First step is to start getting rid of things you don’t need. If you will be setting up a study space in a common area of the house, select a space that has few distractions. Get rid of the TV, video game console and any junk or clutter that may be causing distractions within that space. Remember: out of sight, out of mind! Set up your study space well away from messy snacks, piles of unimportant papers, and “to-do” lists that have nothing to do with school. Designate a place away from your computer to plug in your phone and leave them while you study. Being tempted by a phone within arm’s reach is a major distraction you just don’t need.
Create a Routine
When you create one dedicated study space and return to it again and again, it will be much easier to get into the studying mindset. The human brain is a great adapter! Determine which space will become the study nook for your upcoming semester and get to know it as such. Get rid of anything that’s not study-related, such as magazines, pet toys, unrelated books and other distractions.

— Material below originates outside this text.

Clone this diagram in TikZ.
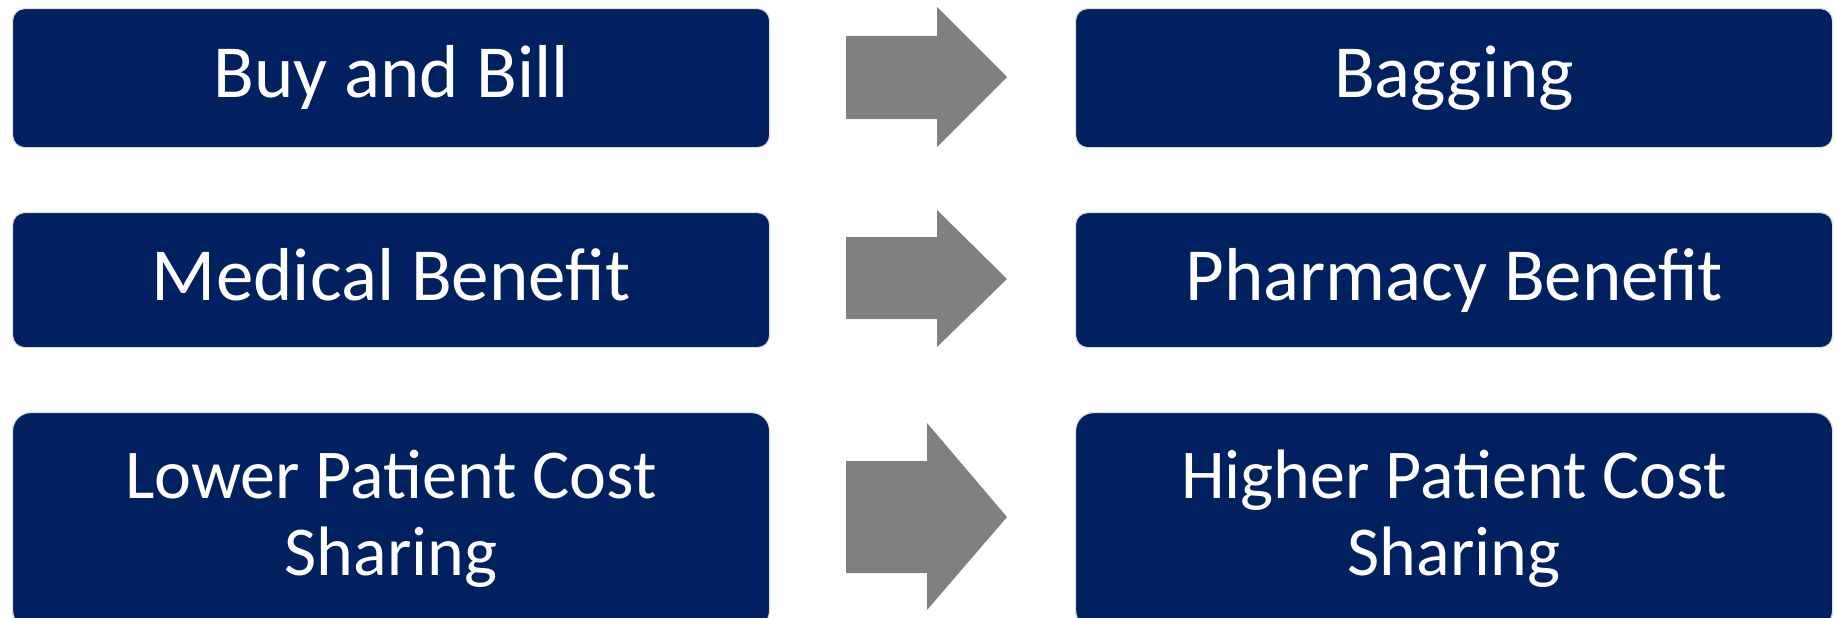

Prepare Essential Study Items
Come up with a comfortable study space at home, but make sure it’s not too comfortable. There should be a sturdy desk and chair, as well as adequate lighting. You will also want to stock up on:
- Notebooks and binders
- Index cards
- Writing utensils such as pens and pencils
- An external mouse if you have a laptop, rather than using the trackpad. Mice are more ergonomically-friendly.
- Calculator and other course-specific tools
- Noise-cancelling headphones
- Textbooks or a tablet loaded with books and articles for your classes
- Planner or calendar for visually mapping out due dates and timelines
- Decorations that delight or inspire but that don’t distract. Think: low-maintenance plants, inspiring quotes or calming nature scenes.
- Water and healthy, low-fat and non-sugary snacks to keep your energy levels up
Correct Lighting and Temperature
It’s best to work next to a window to get the most natural light and airflow. If this isn’t possible, arrange your desk lamps so the space is properly illuminated. Studies reveal that “cool light” (bluer hue) is better for focusing, while “warm light” (orange or reddish hue) is better for being creative. Make sure your entire study area can be utilized even for late-night study sessions, and that at least one of your lamps has been set up for conference calls or online classes to fully illuminate your face.
If you can control the temperature in the room, go for the middle ground: not too cold, not too hot. This will depend on personal preference, but just remember a heatwave or an extremely cold room can dull your ability to focus on tasks. If you can’t fully control the temperature in the room overall, consider using a space heater or a fan.
Keep Productivity in Mind
Studying at home brings endless possible distractions, unlike studying in a library on campus. At home, you’re constantly bombarded with distractions, such as fixing up a snack in the kitchen, throwing in a load of laundry, call a friend, going for a jog, etc. This is why you should set up time frames that are supportive of studying. Pinpoint the times of day where you feel the most focused and productive, then craft a reasonable schedule. Make sure you schedule plenty of stretch breaks. Research shows that the ideal work rhythm is 52 minutes of work time followed by 17-minute breaks, says Inc.com.
Make the Best of What You Have
Creating a home study space isn’t always simple if you are plagued with space limitations. But get creative and embrace what you have. It can be a continual work in progress; it doesn’t have to be complete the first day. Make adjustments in your schedule, furniture, and supplies as needed, so you can keep up with coursework.